WORK TO DO>
Leave out all pictures. Return exactly the lines from the top of the material through the line containing "const fmt = v".

╭─ COLLECTED MATERIAL

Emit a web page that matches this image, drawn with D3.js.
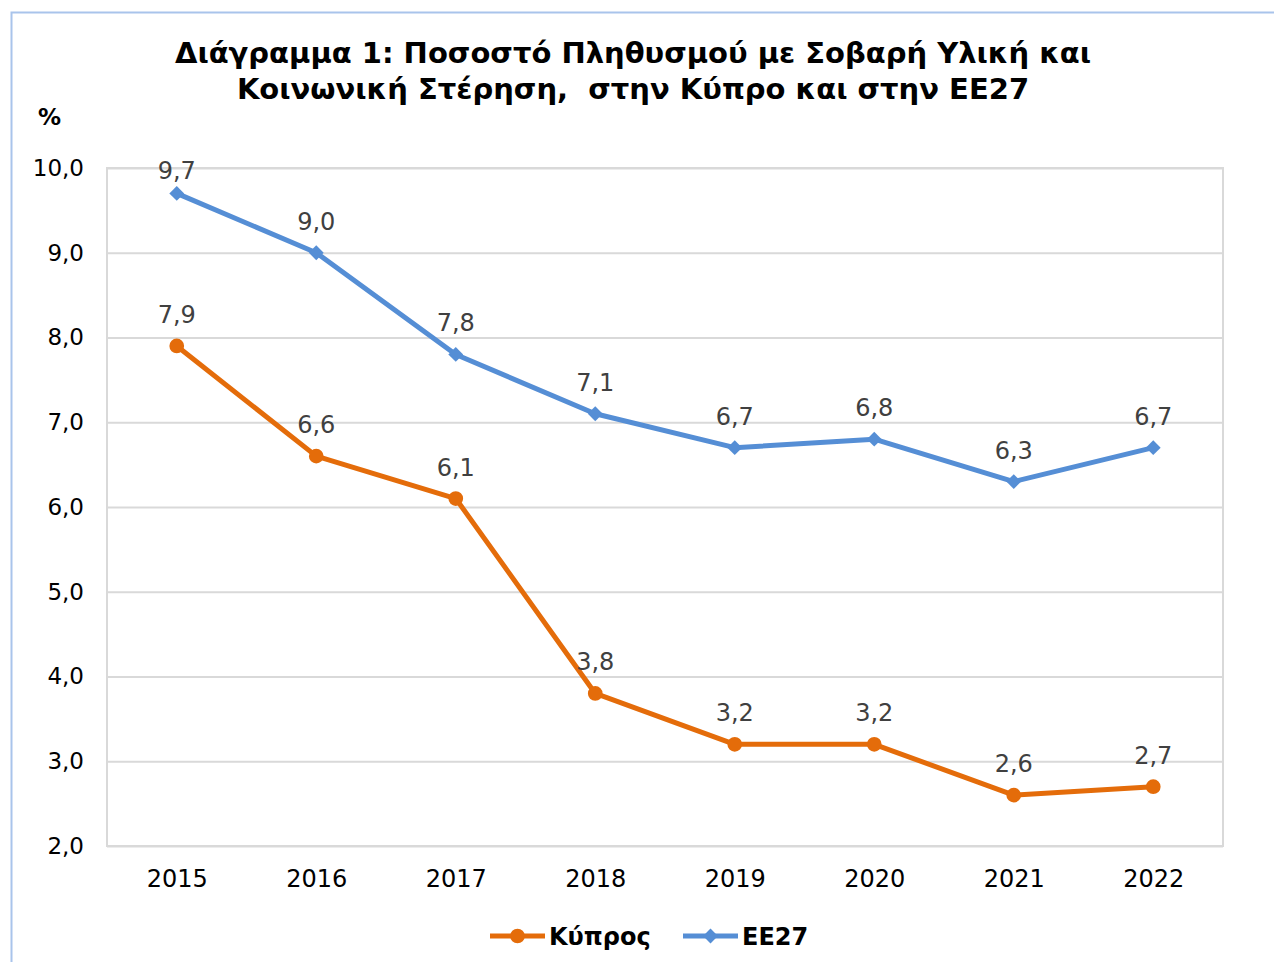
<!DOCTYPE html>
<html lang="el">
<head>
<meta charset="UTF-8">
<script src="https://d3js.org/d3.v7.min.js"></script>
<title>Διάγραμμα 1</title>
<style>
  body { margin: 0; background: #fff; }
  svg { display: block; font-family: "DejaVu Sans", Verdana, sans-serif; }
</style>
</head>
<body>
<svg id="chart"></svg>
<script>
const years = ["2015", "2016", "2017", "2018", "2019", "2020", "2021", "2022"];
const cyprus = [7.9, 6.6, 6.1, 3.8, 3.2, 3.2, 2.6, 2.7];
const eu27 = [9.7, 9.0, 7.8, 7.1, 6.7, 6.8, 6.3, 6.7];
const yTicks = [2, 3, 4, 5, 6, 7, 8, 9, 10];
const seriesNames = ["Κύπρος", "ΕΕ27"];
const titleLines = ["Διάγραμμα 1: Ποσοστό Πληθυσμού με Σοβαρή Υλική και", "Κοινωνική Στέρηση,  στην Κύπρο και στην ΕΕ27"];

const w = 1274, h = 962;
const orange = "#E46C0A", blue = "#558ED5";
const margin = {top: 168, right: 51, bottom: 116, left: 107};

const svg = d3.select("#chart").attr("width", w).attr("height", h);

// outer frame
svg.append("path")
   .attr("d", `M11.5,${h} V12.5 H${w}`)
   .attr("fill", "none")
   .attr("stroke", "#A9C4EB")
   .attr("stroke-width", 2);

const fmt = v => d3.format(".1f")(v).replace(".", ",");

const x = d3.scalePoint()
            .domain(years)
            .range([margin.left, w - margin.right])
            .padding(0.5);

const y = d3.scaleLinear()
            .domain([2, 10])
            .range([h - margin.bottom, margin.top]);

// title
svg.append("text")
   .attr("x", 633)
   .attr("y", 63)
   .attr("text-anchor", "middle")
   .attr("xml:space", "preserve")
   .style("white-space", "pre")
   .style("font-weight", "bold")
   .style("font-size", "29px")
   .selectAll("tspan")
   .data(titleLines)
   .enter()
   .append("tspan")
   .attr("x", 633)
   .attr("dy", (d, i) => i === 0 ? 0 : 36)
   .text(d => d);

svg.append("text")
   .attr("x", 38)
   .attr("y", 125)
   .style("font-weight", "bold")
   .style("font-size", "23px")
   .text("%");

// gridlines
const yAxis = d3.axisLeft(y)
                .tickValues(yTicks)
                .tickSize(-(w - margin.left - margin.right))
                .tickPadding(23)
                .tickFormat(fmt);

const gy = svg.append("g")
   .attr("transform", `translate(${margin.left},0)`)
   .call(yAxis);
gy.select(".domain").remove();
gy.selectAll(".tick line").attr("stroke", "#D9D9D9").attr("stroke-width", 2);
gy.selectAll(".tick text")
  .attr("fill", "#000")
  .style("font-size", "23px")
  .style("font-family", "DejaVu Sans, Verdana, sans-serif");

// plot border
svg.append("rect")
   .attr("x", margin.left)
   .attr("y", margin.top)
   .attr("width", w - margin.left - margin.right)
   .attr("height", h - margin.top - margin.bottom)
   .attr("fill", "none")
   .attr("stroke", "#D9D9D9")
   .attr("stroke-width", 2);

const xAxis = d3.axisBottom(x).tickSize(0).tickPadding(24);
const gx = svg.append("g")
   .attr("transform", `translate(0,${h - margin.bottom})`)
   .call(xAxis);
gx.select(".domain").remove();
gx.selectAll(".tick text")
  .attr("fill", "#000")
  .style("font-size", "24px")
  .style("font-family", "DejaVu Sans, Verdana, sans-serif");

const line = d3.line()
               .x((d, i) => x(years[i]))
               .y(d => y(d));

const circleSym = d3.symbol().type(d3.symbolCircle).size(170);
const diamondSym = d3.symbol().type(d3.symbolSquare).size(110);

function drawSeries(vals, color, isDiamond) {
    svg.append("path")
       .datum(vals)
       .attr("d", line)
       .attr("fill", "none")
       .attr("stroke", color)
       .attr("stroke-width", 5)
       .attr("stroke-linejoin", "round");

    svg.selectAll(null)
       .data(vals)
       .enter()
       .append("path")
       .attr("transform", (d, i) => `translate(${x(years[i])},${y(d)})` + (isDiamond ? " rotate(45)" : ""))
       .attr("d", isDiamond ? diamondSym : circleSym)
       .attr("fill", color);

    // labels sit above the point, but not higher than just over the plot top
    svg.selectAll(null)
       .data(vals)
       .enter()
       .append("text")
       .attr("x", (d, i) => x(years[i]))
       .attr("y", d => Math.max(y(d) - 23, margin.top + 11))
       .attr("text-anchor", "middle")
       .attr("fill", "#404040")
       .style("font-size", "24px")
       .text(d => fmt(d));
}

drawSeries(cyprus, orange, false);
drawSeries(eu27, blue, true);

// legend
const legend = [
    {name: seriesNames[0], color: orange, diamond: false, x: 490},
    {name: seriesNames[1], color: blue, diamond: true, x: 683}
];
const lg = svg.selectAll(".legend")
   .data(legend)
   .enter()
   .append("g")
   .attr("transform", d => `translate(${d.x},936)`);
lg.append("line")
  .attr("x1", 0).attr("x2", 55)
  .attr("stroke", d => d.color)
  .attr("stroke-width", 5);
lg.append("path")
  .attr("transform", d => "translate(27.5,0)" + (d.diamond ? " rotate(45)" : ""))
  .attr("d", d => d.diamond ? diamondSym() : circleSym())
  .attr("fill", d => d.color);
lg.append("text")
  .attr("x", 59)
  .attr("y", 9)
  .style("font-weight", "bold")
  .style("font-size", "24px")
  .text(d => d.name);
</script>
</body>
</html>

╰─

ANSWER TO THIS EXERCISE>
Emit a web page that matches this image, drawn with D3.js.
<!DOCTYPE html>
<html lang="el">
<head>
<meta charset="UTF-8">
<script src="https://d3js.org/d3.v7.min.js"></script>
<title>Διάγραμμα 1</title>
<style>
  body { margin: 0; background: #fff; }
  svg { display: block; font-family: "DejaVu Sans", Verdana, sans-serif; }
</style>
</head>
<body>
<svg id="chart"></svg>
<script>
const years = ["2015", "2016", "2017", "2018", "2019", "2020", "2021", "2022"];
const cyprus = [7.9, 6.6, 6.1, 3.8, 3.2, 3.2, 2.6, 2.7];
const eu27 = [9.7, 9.0, 7.8, 7.1, 6.7, 6.8, 6.3, 6.7];
const yTicks = [2, 3, 4, 5, 6, 7, 8, 9, 10];
const seriesNames = ["Κύπρος", "ΕΕ27"];
const titleLines = ["Διάγραμμα 1: Ποσοστό Πληθυσμού με Σοβαρή Υλική και", "Κοινωνική Στέρηση,  στην Κύπρο και στην ΕΕ27"];

const w = 1274, h = 962;
const orange = "#E46C0A", blue = "#558ED5";
const margin = {top: 168, right: 51, bottom: 116, left: 107};

const svg = d3.select("#chart").attr("width", w).attr("height", h);

// outer frame
svg.append("path")
   .attr("d", `M11.5,${h} V12.5 H${w}`)
   .attr("fill", "none")
   .attr("stroke", "#A9C4EB")
   .attr("stroke-width", 2);

const fmt = v => d3.format(".1f")(v).replace(".", ",");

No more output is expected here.